Updated from yesterday…

+ I get to have the best parts of her in the way that makes me happy and joyous without anything else I don’t like
+ so much more love for her and from her
+ I keep the best parts of the best friend while getting to have as much sex as I want with other woman
+ we can talk to each other in any way still, cute sayings, babe, whatever. Without making it some type of way it should be.
+ since it’s no longer my concern if she succeeds it fails, my input, other than for happy fun stuff is not needed. I feel like a weight has been lifted off my chest. A weight of responsibility.
+ before, if she fails we both fail since its a team. Now if she fails, she fails. And since this is her choosing, I can have a clean conscience about it without any blame towards myself cause I was the root cause.
+ how can ever be alone anymore if I have Laura and yet as female friends?
+ she is 100% good with me fucking as many people as I want and still seeing her. And for now, still busting a nut in her mouth too. At some point they will end but I would have had what every little boy dreams of for a short time. And then on to the next amazing thing every little boy wants.
+ made me realize, I am, have been, have done, what every little boy wants to be, do, have at some point in life.
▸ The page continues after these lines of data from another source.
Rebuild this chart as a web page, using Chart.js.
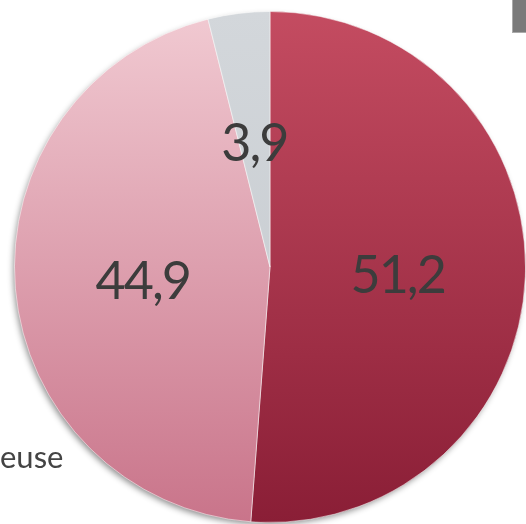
<!DOCTYPE html>
<html>
<head>
<meta charset="utf-8">
<script src="https://cdn.jsdelivr.net/npm/chart.js@4"></script>
<style>
  html, body { margin: 0; padding: 0; background: #fff; overflow: hidden; }
  #wrap { position: relative; width: 526px; height: 524px; overflow: hidden; }
  #box { position: absolute; left: 0; top: 0; width: 540px; height: 534px; }
  #legendTail {
    position: absolute; left: 0; top: 437px;
    font-family: Lato, "Open Sans", sans-serif; font-size: 31px; color: #444;
  }
  #corner {
    position: absolute; left: 512px; top: 0; width: 14px; height: 32px;
    background: #7a7a7a; border-left: 1px solid #aaa; border-bottom: 1px solid #aaa;
  }
</style>
</head>
<body>
<div id="wrap">
  <div id="box"><canvas id="pie"></canvas></div>
  <div id="legendTail">euse</div>
  <div id="corner"></div>
</div>
<script>
// Data
const categories = ['Fumeur', 'Non-fumeuse', 'Autre'];
const shares = [51.2, 44.9, 3.9];
const shareLabels = ['51,2', '44,9', '3,9'];

// gradient colours, top -> bottom
const topColors = ['#c44c61', '#f1cad2', '#d3d7db'];
const bottomColors = ['#8a1e36', '#c9748a', '#c3c8cd'];

function sliceFill(context) {
    const chart = context.chart;
    const area = chart.chartArea;
    if (!area) return topColors[context.dataIndex];
    const g = chart.ctx.createLinearGradient(0, area.top, 0, area.bottom);
    g.addColorStop(0, topColors[context.dataIndex]);
    g.addColorStop(1, bottomColors[context.dataIndex]);
    return g;
}

// soft shadow under the whole pie
const pieShadow = {
    id: 'pieShadow',
    beforeDatasetsDraw(chart) {
        const arc = chart.getDatasetMeta(0).data[0];
        if (!arc) return;
        const ctx = chart.ctx;
        ctx.save();
        ctx.shadowColor = 'rgba(0,0,0,0.45)';
        ctx.shadowBlur = 6;
        ctx.shadowOffsetX = -2;
        ctx.shadowOffsetY = 3;
        ctx.fillStyle = '#ccc';
        ctx.beginPath();
        ctx.arc(arc.x, arc.y, arc.outerRadius - 1, 0, Math.PI * 2);
        ctx.fill();
        ctx.restore();
    }
};

// value labels inside slices
const sliceLabels = {
    id: 'sliceLabels',
    afterDatasetsDraw(chart, args, opts) {
        const ctx = chart.ctx;
        ctx.save();
        ctx.font = opts.font;
        ctx.fillStyle = opts.color;
        ctx.textAlign = 'center';
        ctx.textBaseline = 'middle';
        if ('letterSpacing' in ctx) ctx.letterSpacing = '-2px';
        chart.getDatasetMeta(0).data.forEach((arc, i) => {
            const mid = (arc.startAngle + arc.endAngle) / 2;
            const r = arc.outerRadius * opts.radius;
            ctx.fillText(shareLabels[i], arc.x + Math.cos(mid) * r, arc.y + Math.sin(mid) * r + 4);
        });
        ctx.restore();
    }
};

new Chart(document.getElementById('pie'), {
    type: 'pie',
    data: {
        labels: categories,
        datasets: [{
            data: shares,
            backgroundColor: sliceFill,
            borderColor: 'rgba(255,255,255,0.5)',
            borderWidth: 1
        }]
    },
    options: {
        responsive: true,
        maintainAspectRatio: false,
        animation: false,
        layout: { padding: { left: 14, right: 14, top: 11, bottom: 11 } },
        plugins: {
            legend: { display: false },
            tooltip: { enabled: false },
            sliceLabels: {
                font: '52px Lato, "Open Sans", sans-serif',
                color: '#3c3c3c',
                radius: 0.5
            }
        }
    },
    plugins: [pieShadow, sliceLabels]
});
</script>
</body>
</html>
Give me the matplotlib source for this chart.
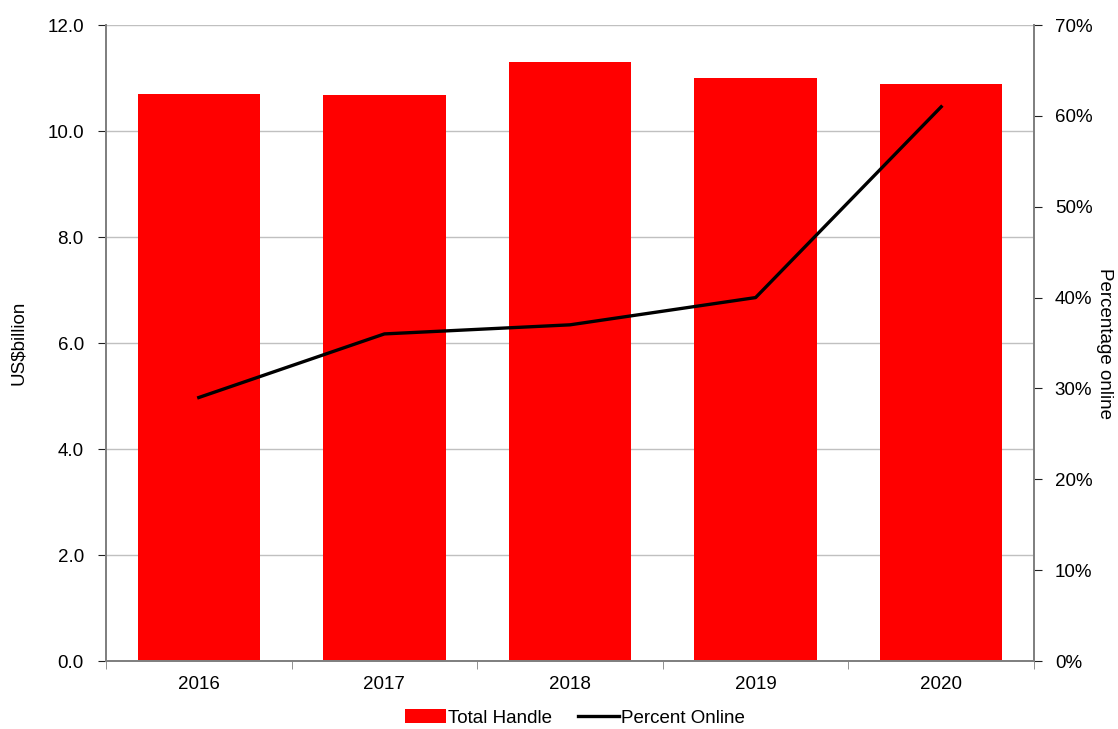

(- firefighter, 6 figure salary, a job doing nothing but hanging out with the boys, banging many many hot woman, having amazing relationships full of live, best friends that will kill for you, fam that is always there for you, super cool cars, crazy partying tons of booze tons of drugs, own a super sick house, travel the world, work in a tropical paradise, be super crazy in love, get jacked, do porn freaky sht with girls, be the classic man, I’m sure the list goes on)
+ I don’t have to listen to the incessant complaints for hours on end and get to now listen to some new girl tell me things I’ve never heard before. Learn something new and exciting.
+ (this is gonna sound spiteful) at some point she will ultimately conclude that the image of love is not fixed. What used to make you feel in love is not fixed. It’s ever changing. And it changes with time, life experience, and the fact that our body is always renewing itself and what used to give us a certain high won’t be in years to come. Our taste changes. I used to love powered milk, now it’s just nostalgia. I still love Condensed milk but now I won’t love it fully cause I realize in the amount that I feel love from it, it’s bad for my body and the love I feel from its taste, isn’t enough to keep it around. What I value has changed with time, knowledge, experience.

+today I made some really amazing discoveries. I wrote the last blog this morning and update this one shortly after. I have come to realize that there are just some fundamentals that we fear. And those fears end up driving the bus, all we end up doing is going along for the ride. Focusing on what we don’t want will only bring us more of the same. Focusing on what we do and what will bring us there and doing the little things that will eventually bring us there is the key. What you resist in life will persist. That’s really all there is to say. Stop resisting being afraid. Some resisting failure. Stop resisting being alone. Do the work and then just get out of your own way and just chill the fuck out. The best things come to you when the work is done and your not forcing it. Energy flows where it feels secure and where it belongs. Be the place where that energy can be free to be safe, a space of love.